___ Dataset section ___

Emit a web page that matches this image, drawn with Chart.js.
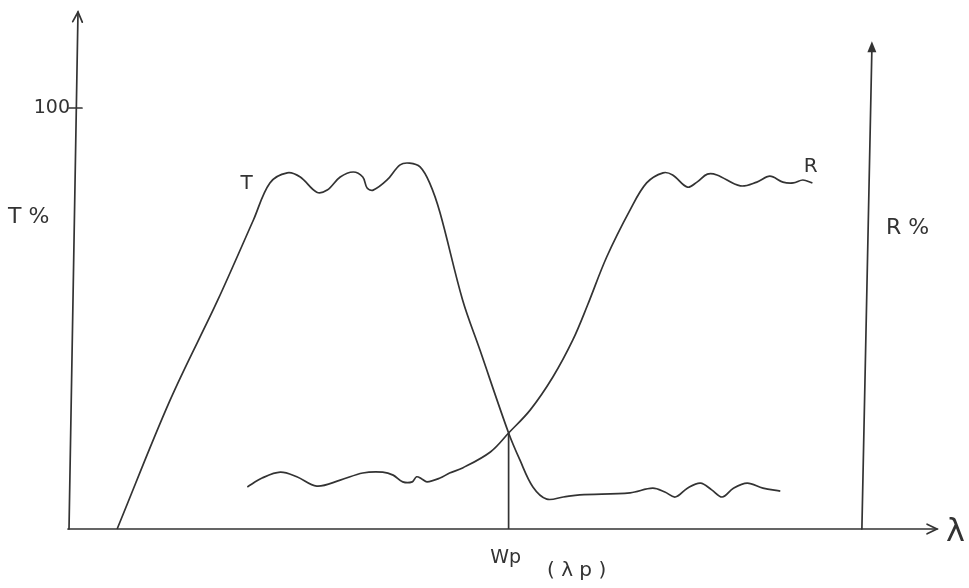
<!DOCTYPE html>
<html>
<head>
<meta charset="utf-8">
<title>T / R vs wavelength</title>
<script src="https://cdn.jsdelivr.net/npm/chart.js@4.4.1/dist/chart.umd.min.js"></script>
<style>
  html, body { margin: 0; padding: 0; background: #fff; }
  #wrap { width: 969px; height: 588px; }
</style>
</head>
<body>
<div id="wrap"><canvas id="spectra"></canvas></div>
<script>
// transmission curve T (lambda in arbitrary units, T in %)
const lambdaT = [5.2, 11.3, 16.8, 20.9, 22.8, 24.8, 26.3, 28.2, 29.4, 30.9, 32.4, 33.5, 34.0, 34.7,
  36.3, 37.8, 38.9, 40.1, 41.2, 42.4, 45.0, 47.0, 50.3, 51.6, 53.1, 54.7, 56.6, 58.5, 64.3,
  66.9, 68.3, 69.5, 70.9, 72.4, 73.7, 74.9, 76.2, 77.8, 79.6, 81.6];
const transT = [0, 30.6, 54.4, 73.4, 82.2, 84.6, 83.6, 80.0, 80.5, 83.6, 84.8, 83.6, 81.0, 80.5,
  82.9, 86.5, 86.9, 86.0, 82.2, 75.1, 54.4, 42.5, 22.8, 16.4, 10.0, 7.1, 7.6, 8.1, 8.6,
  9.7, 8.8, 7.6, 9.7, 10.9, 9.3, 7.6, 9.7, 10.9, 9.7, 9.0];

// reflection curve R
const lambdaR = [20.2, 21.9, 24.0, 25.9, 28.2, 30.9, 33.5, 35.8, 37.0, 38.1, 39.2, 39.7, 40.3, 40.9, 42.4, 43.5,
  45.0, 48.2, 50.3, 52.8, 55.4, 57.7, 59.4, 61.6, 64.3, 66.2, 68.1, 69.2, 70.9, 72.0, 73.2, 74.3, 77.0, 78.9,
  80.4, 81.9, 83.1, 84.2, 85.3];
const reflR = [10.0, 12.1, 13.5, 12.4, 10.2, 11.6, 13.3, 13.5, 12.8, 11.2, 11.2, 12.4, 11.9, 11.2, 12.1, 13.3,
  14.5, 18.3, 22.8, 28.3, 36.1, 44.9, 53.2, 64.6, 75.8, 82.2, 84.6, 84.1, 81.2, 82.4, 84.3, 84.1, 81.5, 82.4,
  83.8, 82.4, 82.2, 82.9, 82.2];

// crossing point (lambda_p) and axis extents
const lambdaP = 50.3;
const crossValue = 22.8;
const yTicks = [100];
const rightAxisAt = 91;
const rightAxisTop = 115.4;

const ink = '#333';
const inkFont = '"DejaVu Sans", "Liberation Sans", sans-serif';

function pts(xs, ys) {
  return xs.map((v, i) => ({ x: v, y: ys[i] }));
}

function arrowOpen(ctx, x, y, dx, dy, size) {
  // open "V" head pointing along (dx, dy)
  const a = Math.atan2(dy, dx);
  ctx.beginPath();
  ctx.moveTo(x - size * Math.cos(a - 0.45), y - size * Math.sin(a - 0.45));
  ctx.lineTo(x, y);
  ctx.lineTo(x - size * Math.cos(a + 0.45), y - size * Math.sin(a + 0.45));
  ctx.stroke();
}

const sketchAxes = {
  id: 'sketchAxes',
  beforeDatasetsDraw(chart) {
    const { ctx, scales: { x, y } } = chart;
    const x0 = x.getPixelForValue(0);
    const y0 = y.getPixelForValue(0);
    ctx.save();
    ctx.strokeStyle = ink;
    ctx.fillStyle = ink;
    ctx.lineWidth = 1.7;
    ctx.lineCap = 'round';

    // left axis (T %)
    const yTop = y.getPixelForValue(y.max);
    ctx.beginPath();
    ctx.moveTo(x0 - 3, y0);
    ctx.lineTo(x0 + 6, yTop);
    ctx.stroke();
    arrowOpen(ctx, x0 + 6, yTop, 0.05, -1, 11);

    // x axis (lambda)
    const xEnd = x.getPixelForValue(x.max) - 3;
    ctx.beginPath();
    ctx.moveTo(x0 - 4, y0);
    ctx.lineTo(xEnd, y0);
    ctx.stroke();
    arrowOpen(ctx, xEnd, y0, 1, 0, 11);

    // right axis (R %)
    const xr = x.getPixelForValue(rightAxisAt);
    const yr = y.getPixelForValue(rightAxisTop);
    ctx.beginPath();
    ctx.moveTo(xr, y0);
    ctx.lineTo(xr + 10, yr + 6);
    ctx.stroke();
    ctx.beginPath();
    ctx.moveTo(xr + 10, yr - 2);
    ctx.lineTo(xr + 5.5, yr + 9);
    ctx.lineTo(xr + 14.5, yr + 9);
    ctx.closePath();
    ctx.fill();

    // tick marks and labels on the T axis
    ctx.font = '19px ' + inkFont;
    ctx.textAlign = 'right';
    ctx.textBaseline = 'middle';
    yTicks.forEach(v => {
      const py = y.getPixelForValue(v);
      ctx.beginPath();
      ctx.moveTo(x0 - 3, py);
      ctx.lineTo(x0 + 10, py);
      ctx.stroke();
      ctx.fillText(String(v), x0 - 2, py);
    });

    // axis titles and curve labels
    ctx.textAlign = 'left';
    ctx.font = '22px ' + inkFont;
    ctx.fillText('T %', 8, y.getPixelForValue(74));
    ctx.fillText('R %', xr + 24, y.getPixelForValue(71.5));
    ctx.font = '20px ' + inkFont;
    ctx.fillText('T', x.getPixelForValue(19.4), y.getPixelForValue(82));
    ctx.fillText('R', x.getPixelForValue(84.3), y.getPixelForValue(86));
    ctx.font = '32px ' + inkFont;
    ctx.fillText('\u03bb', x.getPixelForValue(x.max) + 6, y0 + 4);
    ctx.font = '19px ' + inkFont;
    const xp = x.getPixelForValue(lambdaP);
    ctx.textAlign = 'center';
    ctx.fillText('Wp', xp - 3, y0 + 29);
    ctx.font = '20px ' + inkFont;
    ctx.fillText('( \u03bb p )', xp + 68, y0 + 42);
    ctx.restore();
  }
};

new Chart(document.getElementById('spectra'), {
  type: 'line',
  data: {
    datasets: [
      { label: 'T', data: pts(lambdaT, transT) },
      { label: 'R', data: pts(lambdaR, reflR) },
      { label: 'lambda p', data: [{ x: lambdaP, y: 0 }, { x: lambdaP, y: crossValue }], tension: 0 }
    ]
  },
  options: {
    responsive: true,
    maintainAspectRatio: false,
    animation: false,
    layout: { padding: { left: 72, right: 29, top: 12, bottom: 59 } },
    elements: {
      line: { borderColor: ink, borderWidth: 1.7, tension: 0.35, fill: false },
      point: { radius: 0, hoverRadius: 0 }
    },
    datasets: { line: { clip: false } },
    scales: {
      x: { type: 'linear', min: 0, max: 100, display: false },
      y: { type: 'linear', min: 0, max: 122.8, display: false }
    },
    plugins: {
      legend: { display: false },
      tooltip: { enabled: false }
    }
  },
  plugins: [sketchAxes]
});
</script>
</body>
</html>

___

** Exercise details **
Omit any images, then output the listing exactly.

** In response **
Emit a web page that matches this image, drawn with Chart.js.
<!DOCTYPE html>
<html>
<head>
<meta charset="utf-8">
<title>T / R vs wavelength</title>
<script src="https://cdn.jsdelivr.net/npm/chart.js@4.4.1/dist/chart.umd.min.js"></script>
<style>
  html, body { margin: 0; padding: 0; background: #fff; }
  #wrap { width: 969px; height: 588px; }
</style>
</head>
<body>
<div id="wrap"><canvas id="spectra"></canvas></div>
<script>
// transmission curve T (lambda in arbitrary units, T in %)
const lambdaT = [5.2, 11.3, 16.8, 20.9, 22.8, 24.8, 26.3, 28.2, 29.4, 30.9, 32.4, 33.5, 34.0, 34.7,
  36.3, 37.8, 38.9, 40.1, 41.2, 42.4, 45.0, 47.0, 50.3, 51.6, 53.1, 54.7, 56.6, 58.5, 64.3,
  66.9, 68.3, 69.5, 70.9, 72.4, 73.7, 74.9, 76.2, 77.8, 79.6, 81.6];
const transT = [0, 30.6, 54.4, 73.4, 82.2, 84.6, 83.6, 80.0, 80.5, 83.6, 84.8, 83.6, 81.0, 80.5,
  82.9, 86.5, 86.9, 86.0, 82.2, 75.1, 54.4, 42.5, 22.8, 16.4, 10.0, 7.1, 7.6, 8.1, 8.6,
  9.7, 8.8, 7.6, 9.7, 10.9, 9.3, 7.6, 9.7, 10.9, 9.7, 9.0];

// reflection curve R
const lambdaR = [20.2, 21.9, 24.0, 25.9, 28.2, 30.9, 33.5, 35.8, 37.0, 38.1, 39.2, 39.7, 40.3, 40.9, 42.4, 43.5,
  45.0, 48.2, 50.3, 52.8, 55.4, 57.7, 59.4, 61.6, 64.3, 66.2, 68.1, 69.2, 70.9, 72.0, 73.2, 74.3, 77.0, 78.9,
  80.4, 81.9, 83.1, 84.2, 85.3];
const reflR = [10.0, 12.1, 13.5, 12.4, 10.2, 11.6, 13.3, 13.5, 12.8, 11.2, 11.2, 12.4, 11.9, 11.2, 12.1, 13.3,
  14.5, 18.3, 22.8, 28.3, 36.1, 44.9, 53.2, 64.6, 75.8, 82.2, 84.6, 84.1, 81.2, 82.4, 84.3, 84.1, 81.5, 82.4,
  83.8, 82.4, 82.2, 82.9, 82.2];

// crossing point (lambda_p) and axis extents
const lambdaP = 50.3;
const crossValue = 22.8;
const yTicks = [100];
const rightAxisAt = 91;
const rightAxisTop = 115.4;

const ink = '#333';
const inkFont = '"DejaVu Sans", "Liberation Sans", sans-serif';

function pts(xs, ys) {
  return xs.map((v, i) => ({ x: v, y: ys[i] }));
}

function arrowOpen(ctx, x, y, dx, dy, size) {
  // open "V" head pointing along (dx, dy)
  const a = Math.atan2(dy, dx);
  ctx.beginPath();
  ctx.moveTo(x - size * Math.cos(a - 0.45), y - size * Math.sin(a - 0.45));
  ctx.lineTo(x, y);
  ctx.lineTo(x - size * Math.cos(a + 0.45), y - size * Math.sin(a + 0.45));
  ctx.stroke();
}

const sketchAxes = {
  id: 'sketchAxes',
  beforeDatasetsDraw(chart) {
    const { ctx, scales: { x, y } } = chart;
    const x0 = x.getPixelForValue(0);
    const y0 = y.getPixelForValue(0);
    ctx.save();
    ctx.strokeStyle = ink;
    ctx.fillStyle = ink;
    ctx.lineWidth = 1.7;
    ctx.lineCap = 'round';

    // left axis (T %)
    const yTop = y.getPixelForValue(y.max);
    ctx.beginPath();
    ctx.moveTo(x0 - 3, y0);
    ctx.lineTo(x0 + 6, yTop);
    ctx.stroke();
    arrowOpen(ctx, x0 + 6, yTop, 0.05, -1, 11);

    // x axis (lambda)
    const xEnd = x.getPixelForValue(x.max) - 3;
    ctx.beginPath();
    ctx.moveTo(x0 - 4, y0);
    ctx.lineTo(xEnd, y0);
    ctx.stroke();
    arrowOpen(ctx, xEnd, y0, 1, 0, 11);

    // right axis (R %)
    const xr = x.getPixelForValue(rightAxisAt);
    const yr = y.getPixelForValue(rightAxisTop);
    ctx.beginPath();
    ctx.moveTo(xr, y0);
    ctx.lineTo(xr + 10, yr + 6);
    ctx.stroke();
    ctx.beginPath();
    ctx.moveTo(xr + 10, yr - 2);
    ctx.lineTo(xr + 5.5, yr + 9);
    ctx.lineTo(xr + 14.5, yr + 9);
    ctx.closePath();
    ctx.fill();

    // tick marks and labels on the T axis
    ctx.font = '19px ' + inkFont;
    ctx.textAlign = 'right';
    ctx.textBaseline = 'middle';
    yTicks.forEach(v => {
      const py = y.getPixelForValue(v);
      ctx.beginPath();
      ctx.moveTo(x0 - 3, py);
      ctx.lineTo(x0 + 10, py);
      ctx.stroke();
      ctx.fillText(String(v), x0 - 2, py);
    });

    // axis titles and curve labels
    ctx.textAlign = 'left';
    ctx.font = '22px ' + inkFont;
    ctx.fillText('T %', 8, y.getPixelForValue(74));
    ctx.fillText('R %', xr + 24, y.getPixelForValue(71.5));
    ctx.font = '20px ' + inkFont;
    ctx.fillText('T', x.getPixelForValue(19.4), y.getPixelForValue(82));
    ctx.fillText('R', x.getPixelForValue(84.3), y.getPixelForValue(86));
    ctx.font = '32px ' + inkFont;
    ctx.fillText('\u03bb', x.getPixelForValue(x.max) + 6, y0 + 4);
    ctx.font = '19px ' + inkFont;
    const xp = x.getPixelForValue(lambdaP);
    ctx.textAlign = 'center';
    ctx.fillText('Wp', xp - 3, y0 + 29);
    ctx.font = '20px ' + inkFont;
    ctx.fillText('( \u03bb p )', xp + 68, y0 + 42);
    ctx.restore();
  }
};

new Chart(document.getElementById('spectra'), {
  type: 'line',
  data: {
    datasets: [
      { label: 'T', data: pts(lambdaT, transT) },
      { label: 'R', data: pts(lambdaR, reflR) },
      { label: 'lambda p', data: [{ x: lambdaP, y: 0 }, { x: lambdaP, y: crossValue }], tension: 0 }
    ]
  },
  options: {
    responsive: true,
    maintainAspectRatio: false,
    animation: false,
    layout: { padding: { left: 72, right: 29, top: 12, bottom: 59 } },
    elements: {
      line: { borderColor: ink, borderWidth: 1.7, tension: 0.35, fill: false },
      point: { radius: 0, hoverRadius: 0 }
    },
    datasets: { line: { clip: false } },
    scales: {
      x: { type: 'linear', min: 0, max: 100, display: false },
      y: { type: 'linear', min: 0, max: 122.8, display: false }
    },
    plugins: {
      legend: { display: false },
      tooltip: { enabled: false }
    }
  },
  plugins: [sketchAxes]
});
</script>
</body>
</html>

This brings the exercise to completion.